Sunday, September 10, 2006

Ricky Gervais Sucks: in defense of crankiness


OK, now that I've gotten your attention, let me say that I'm not really sure Ricky Gervais sucks, because I have gone out of my way not to watch him.

I have a brand new, unwrapped box set of Season 1 of the U.K. Office, as I believe it is called over here to distinguish it from the one with Steve Carell.

My reason for doing so is this: everyone I know tells me it is hilarious. EVERYONE. I have not a single friend or acquaintance who doesn't think that show is funny. Specifically: Ricky Gervais.

If imitation is the sincerest form of flattery, then the proof of this show's greatness is all over TV.

I'm not even talking about the American version of the Office. That's a show that's based on another show so of course there are going to be similarities.

I am talking about other shows and movies which have utilized the "clueless boss is a jerk but thinks he's cool" archetype. Basically every new "comedy" this season has one.

This, alone, is enough to make me nauseous, but this isn't my main reason for saying that I, Eric Filipkowski, hate you, Ricky Gervais.

In my book, universal praise is enough to put me off of anything.

An example? OK, how about "The Osbournes"?

You used to love that show. Yes, you did. Yes. You did. Shut up. You did.

You would call me up and tell me how hilarious it was.

"Oh man, you should have seen it last night, Kelly and Jack got in a big fight! And then Ozzy was mumbling! Oh shit, I almost forget, Sharon started yelling at someone! And there are tiny dogs!"

LOL!

Yes, that was you. You didn't think anyone would remember, but I did.

"The Osbournes" is terrible. You didn't see that truth back when it was a cultural phenomenon, but I did.

How did I know? What tipped me off? It was universally praised.

Now, I tried to outline my thoughts to my fellow cranky friend last night, but he countered and said that not everything that is loved by everyone is awful. As an example, he cited the band Nirvana.

As I told him, this is just pure revisionism. Before Kurt Cobain died, Nirvana was passe. It's true, because I actually liked them and I got constant shit for it.
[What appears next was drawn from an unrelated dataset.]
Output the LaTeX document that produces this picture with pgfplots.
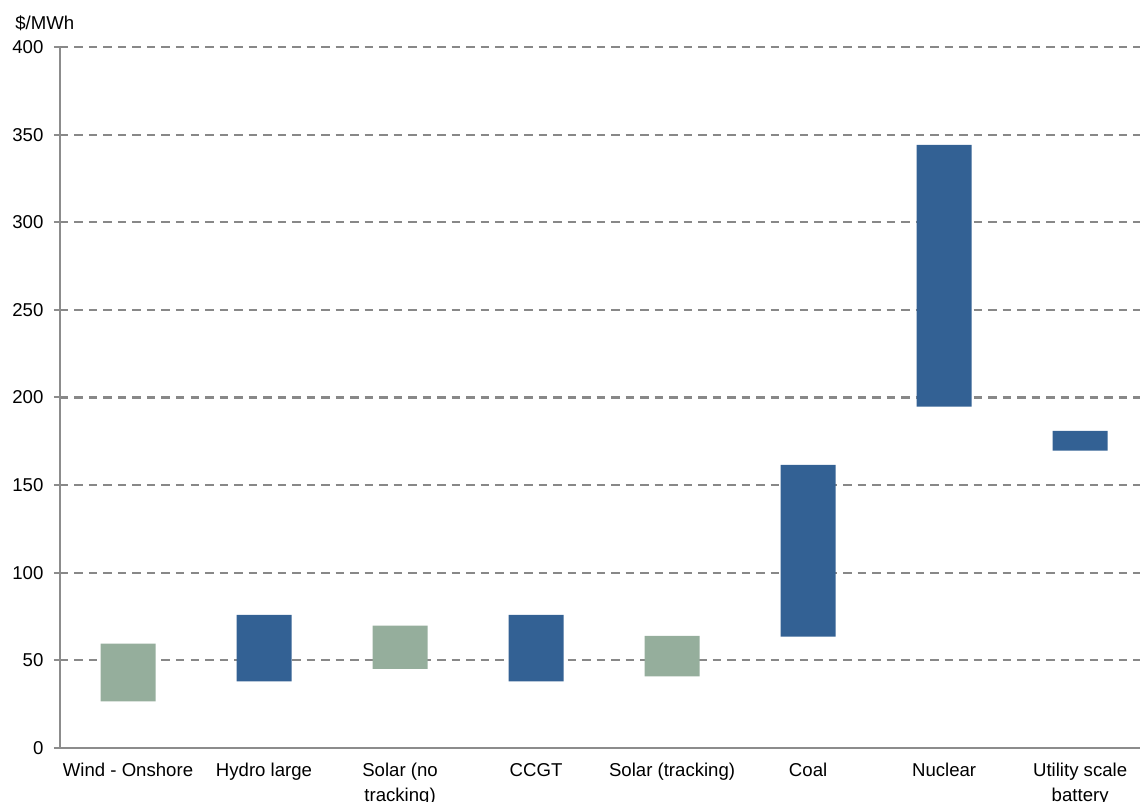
\documentclass[border=0pt]{standalone}
\usepackage{pgfplots}
\usepackage{pgfplotstable}
\pgfplotsset{compat=1.18}
\usepackage{fontspec}
\setmainfont{Liberation Sans}
\definecolor{barblue}{RGB}{51,97,148}
\definecolor{bargreen}{RGB}{149,174,156}
\definecolor{gridgray}{RGB}{136,136,136}
\definecolor{axgray}{RGB}{140,140,140}
\pgfplotstableread{
x low high g
0 26.6 59.5 1
1 38.0 76.0 0
2 45.2 69.8 1
3 38.0 76.0 0
4 40.8 64.0 1
5 63.6 161.6 0
6 194.8 344.1 0
7 169.7 181.0 0
}\costdata
\begin{document}
\fontsize{9.3}{11}\selectfont
\begin{tikzpicture}
\path[use as bounding box] (-30pt,-27pt) rectangle (540pt,374pt);
\begin{axis}[
  at={(0,0)}, anchor=south west,
  scale only axis,
  width=540pt, height=350.5pt,
  xmin=-0.5, xmax=7.44,
  ymin=0, ymax=400,
  ytick={0,50,...,400},
  axis lines*=left,
  axis line style={axgray, line width=1pt, -},
  ymajorgrids,
  grid style={gridgray, line width=1.1pt, dash pattern=on 4.25pt off 3pt},
  y tick style={axgray, line width=1pt},
  ytick align=outside,
  major tick length=3pt,
  xtick={0,...,7},
  xticklabels={\strut Wind - Onshore, \strut Hydro large, \strut Solar (no\\tracking), \strut CCGT, \strut Solar (tracking), \strut Coal, \strut Nuclear, \strut Utility scale\\battery},
  x tick style={draw=none},
  extra x ticks={-0.5,0.5,...,6.5},
  extra x tick labels={},
  extra x tick style={tick style={draw=axgray, line width=1pt}, tick align=outside, major tick length=3pt, grid=none},
  xticklabel style={align=center, font=\fontsize{9.3}{12.5}\selectfont, yshift=-3.5pt, inner sep=2pt},
  yticklabel style={font=\fontsize{9.3}{11}\selectfont, xshift=-2pt},
  /pgf/number format/assume math mode=true,
  ybar stacked,
  bar width=27.5pt,
  clip=false,
]
\addplot[draw=none, fill=none] table[x=x, y=low] {\costdata};
\addplot[draw=none, fill=bargreen] table[x=x, y expr={\thisrow{g}*(\thisrow{high}-\thisrow{low})}] {\costdata};
\addplot[draw=none, fill=barblue] table[x=x, y expr={(1-\thisrow{g})*(\thisrow{high}-\thisrow{low})}] {\costdata};
\end{axis}
\node[anchor=base west, inner sep=0pt, font=\fontsize{9.3}{11}\selectfont] at (-22.5pt,359pt) {\$/MWh};
\end{tikzpicture}
\end{document}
The things that endure and become "classics" are never fully appreciated during their time. This is especially obvious in the world of art; with people like Vincent Van Gogh, Chris Elliott and Amy Sedaris wallowing in relative obscurity. Even Bob Odenkirk is probably better known as "The President of Beer" to most people in America, instead of as the co-creator of the show that redefined sketch comedy.

On the other hand, the things that everybody loves and thinks are great at the time often whip people up into a ridiculous fervor of blind enthusiasm. To the point where the creators begin to think they are above reproach and their minions are more than willing to nourish this idea.

So you get things like Ricky Gervais, the Osbournes and Nazism.

Or Pinkberry.

What is Pinkberry? Read this article and find out.

The quick version is that Pinkberry is a low-calorie frozen yogurt stand that supposedly is delicious. I say "supposedly" because I have not, nor will I ever go in there and try it.

Because sometimes you have to take a stand. You have to say "no" to the Hive Mind.

"Maybe a Prius will give me slightly better gas mileage, but it's not really going to save the Earth and besides, everyone I know who drives one is a screaming asshole."

Yes, I am talking to you, Tim Jennings.

On a technical note, maybe Ricky Gervais doesn't suck. Maybe he is only recently receiving universal praise. I don't know, I'm not sure, but I'm not taking any chances.

I do what Teddy Ruxpin tells me to do and today he told me that I need to free my mind and the rest will follow.